Search code examples
ccharacter-encodinginternationalizationescapingshift-jis

How does one use shift sequences to output a character from another character set


Reading about how to use shift sequences to print characters from other character sets I've arrived at the following code (of which I'm sure the escape sequence is incorrect, however I do not know why):

#include <stdio.h>

int main(int argc, char *argv[])
{
    printf("\x1B\x28\x49\x0E\xB3"); /* Should print: ウ */
    return 0;
}

This however is not working for me as it outputs a "?" in the terminal rather than the character "ウ". My font does indeed have support for the character.

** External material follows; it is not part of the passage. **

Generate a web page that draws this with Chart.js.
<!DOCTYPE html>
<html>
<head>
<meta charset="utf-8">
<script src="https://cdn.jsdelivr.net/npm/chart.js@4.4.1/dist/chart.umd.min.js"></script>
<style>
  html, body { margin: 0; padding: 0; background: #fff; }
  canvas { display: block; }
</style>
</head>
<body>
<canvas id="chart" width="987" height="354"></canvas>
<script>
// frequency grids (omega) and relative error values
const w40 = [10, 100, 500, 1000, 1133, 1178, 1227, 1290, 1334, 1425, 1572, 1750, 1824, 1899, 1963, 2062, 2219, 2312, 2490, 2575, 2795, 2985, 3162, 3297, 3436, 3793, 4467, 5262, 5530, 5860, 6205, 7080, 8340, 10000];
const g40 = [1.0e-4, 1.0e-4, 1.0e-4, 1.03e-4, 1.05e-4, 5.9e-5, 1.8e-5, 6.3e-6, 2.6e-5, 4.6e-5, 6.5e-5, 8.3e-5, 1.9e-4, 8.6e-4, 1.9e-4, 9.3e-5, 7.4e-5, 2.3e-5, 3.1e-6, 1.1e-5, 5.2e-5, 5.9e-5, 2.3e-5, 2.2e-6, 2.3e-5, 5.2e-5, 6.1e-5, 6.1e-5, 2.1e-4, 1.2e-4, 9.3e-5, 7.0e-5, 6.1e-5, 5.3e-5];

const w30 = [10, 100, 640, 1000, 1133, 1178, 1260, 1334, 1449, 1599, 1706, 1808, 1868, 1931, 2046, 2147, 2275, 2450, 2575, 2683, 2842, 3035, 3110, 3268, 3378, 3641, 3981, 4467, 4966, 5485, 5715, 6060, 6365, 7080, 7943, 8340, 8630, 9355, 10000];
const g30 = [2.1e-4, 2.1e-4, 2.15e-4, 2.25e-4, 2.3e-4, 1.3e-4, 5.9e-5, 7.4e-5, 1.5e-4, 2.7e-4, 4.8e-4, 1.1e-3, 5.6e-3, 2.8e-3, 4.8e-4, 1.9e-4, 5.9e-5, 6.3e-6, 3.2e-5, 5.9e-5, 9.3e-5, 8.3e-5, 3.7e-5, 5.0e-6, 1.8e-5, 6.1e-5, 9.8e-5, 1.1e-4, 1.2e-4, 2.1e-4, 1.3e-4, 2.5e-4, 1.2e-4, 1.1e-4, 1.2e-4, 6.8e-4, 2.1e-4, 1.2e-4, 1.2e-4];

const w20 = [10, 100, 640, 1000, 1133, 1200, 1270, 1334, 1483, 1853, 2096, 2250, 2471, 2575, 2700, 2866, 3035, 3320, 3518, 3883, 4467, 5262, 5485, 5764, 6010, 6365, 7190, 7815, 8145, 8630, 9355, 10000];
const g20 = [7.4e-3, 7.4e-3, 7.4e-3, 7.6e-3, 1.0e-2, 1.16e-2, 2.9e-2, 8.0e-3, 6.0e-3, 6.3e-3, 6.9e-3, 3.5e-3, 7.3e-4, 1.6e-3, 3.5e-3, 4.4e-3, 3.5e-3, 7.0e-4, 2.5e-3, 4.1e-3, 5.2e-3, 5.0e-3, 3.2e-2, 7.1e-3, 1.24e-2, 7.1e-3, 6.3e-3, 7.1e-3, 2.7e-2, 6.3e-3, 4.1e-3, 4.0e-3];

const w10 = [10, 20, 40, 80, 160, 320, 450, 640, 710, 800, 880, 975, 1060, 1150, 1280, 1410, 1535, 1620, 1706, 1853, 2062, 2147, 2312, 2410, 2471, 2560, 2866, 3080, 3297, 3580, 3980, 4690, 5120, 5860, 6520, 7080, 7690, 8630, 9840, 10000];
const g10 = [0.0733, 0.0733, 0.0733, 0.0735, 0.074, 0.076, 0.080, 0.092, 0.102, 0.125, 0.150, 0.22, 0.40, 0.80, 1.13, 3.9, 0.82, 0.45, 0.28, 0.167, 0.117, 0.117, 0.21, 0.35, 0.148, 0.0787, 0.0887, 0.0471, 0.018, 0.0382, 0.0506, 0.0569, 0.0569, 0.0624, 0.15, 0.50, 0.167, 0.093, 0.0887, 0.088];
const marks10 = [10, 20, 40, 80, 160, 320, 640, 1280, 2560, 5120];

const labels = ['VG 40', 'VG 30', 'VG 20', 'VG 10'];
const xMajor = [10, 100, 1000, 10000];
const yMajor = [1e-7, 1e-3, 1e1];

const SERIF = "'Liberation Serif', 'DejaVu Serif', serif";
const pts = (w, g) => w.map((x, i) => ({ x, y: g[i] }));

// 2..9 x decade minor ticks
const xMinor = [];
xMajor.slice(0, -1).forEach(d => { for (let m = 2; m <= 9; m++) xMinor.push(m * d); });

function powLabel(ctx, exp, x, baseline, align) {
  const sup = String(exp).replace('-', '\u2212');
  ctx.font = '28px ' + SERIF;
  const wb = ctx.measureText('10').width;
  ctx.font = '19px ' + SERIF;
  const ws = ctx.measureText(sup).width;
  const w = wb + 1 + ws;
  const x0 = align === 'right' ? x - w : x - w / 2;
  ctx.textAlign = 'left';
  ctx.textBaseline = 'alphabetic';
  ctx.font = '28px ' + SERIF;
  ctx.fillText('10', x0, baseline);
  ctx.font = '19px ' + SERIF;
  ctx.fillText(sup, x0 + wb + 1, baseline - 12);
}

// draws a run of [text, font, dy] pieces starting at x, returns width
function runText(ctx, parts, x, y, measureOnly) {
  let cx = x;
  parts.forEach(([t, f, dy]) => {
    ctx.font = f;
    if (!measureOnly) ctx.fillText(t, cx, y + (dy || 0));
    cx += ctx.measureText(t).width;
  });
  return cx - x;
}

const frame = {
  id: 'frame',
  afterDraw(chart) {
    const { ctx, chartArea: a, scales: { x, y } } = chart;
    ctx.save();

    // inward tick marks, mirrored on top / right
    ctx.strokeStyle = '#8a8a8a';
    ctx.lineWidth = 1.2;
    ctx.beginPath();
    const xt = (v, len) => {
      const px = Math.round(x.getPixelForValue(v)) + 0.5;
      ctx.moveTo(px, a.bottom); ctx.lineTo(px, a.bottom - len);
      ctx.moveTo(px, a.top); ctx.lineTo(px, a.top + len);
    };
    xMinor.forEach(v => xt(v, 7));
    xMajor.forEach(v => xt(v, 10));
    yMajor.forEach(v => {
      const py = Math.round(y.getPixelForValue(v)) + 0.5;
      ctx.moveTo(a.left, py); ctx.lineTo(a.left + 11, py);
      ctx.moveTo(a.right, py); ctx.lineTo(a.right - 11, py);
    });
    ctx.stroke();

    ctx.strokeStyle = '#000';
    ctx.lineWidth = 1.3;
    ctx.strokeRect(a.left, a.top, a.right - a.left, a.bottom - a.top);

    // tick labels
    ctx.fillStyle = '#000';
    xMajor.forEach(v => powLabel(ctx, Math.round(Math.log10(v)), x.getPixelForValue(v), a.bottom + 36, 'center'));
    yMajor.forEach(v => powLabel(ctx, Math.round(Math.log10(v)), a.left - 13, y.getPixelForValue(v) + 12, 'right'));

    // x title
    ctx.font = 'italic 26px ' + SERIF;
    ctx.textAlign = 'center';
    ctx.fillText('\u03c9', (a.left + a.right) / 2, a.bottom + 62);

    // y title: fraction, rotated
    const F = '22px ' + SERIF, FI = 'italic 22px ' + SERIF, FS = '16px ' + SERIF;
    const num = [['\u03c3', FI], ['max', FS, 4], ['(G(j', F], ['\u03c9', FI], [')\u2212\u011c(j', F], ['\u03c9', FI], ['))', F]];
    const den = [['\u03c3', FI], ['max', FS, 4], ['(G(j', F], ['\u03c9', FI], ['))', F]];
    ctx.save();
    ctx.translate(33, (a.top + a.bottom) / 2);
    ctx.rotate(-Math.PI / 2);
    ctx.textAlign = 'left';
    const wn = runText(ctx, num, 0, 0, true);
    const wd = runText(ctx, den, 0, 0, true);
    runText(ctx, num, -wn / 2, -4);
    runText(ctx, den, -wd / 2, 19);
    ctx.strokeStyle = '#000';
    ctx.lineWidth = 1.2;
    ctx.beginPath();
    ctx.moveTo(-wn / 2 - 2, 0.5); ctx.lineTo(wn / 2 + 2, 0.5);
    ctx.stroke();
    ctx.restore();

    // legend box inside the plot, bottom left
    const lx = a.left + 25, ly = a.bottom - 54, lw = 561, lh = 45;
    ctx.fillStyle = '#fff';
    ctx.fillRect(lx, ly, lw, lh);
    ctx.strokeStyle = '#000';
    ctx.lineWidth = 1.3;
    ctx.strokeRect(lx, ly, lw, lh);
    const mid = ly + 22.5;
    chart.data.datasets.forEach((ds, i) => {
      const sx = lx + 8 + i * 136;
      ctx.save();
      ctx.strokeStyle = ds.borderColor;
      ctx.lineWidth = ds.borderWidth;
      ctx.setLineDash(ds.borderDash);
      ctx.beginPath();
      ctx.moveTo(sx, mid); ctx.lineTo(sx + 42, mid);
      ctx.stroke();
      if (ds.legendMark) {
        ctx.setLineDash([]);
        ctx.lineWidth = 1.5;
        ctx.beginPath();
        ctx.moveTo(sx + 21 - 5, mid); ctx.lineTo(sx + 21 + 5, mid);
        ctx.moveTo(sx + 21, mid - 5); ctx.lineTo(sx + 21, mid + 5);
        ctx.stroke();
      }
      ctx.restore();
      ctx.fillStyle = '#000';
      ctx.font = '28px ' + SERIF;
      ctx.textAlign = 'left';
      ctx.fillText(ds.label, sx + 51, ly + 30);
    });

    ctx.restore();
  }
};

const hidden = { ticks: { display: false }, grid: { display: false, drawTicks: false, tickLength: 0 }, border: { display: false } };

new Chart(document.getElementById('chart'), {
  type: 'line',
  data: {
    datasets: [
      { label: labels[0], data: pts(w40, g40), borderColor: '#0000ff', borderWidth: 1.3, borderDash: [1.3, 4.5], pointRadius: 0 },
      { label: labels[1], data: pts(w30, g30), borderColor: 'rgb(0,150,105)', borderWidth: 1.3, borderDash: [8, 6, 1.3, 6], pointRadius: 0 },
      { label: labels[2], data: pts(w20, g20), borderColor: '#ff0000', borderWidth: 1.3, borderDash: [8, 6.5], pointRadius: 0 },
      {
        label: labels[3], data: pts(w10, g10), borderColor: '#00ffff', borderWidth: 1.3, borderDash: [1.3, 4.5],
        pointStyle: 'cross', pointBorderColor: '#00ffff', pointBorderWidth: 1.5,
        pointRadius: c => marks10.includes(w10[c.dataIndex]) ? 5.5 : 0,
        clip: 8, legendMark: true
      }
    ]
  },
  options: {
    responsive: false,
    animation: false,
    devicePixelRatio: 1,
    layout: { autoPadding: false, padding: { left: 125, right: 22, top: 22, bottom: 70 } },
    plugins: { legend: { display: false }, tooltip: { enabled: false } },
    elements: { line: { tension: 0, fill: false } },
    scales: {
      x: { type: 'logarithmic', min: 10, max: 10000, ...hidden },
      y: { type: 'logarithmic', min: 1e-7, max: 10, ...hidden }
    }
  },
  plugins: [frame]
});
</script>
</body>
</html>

If someone could explain what I'm doing incorrectly and how I would go about correcting this(still using shift sequences), that would be greatly appreciated.

Thank you


Solution

  • Your are using ISO-2022-JP-3. Hence you need to write your program as follows:

    int main ()
    {
        // switch to JIS X 0201-1976 Kana set (1 byte per character)
        printf ("\x1B(I");
    
        printf ("\x33"); /* ウ */
    
        // mandatory switch back to ASCII before end of line
        printf ("\x1B(B");
    
        printf ("\n");
    
        return 0;
    }
    

    Note however that it is unlikely to be the character set expected by the terminal (on linux, this is most likely UTF-8). You can use iconv to perform the conversion:

    $ ./main | iconv -f ISO-2022-JP-3
    

    Alternatively you can use iconv(3) to perform the conversion inside your program.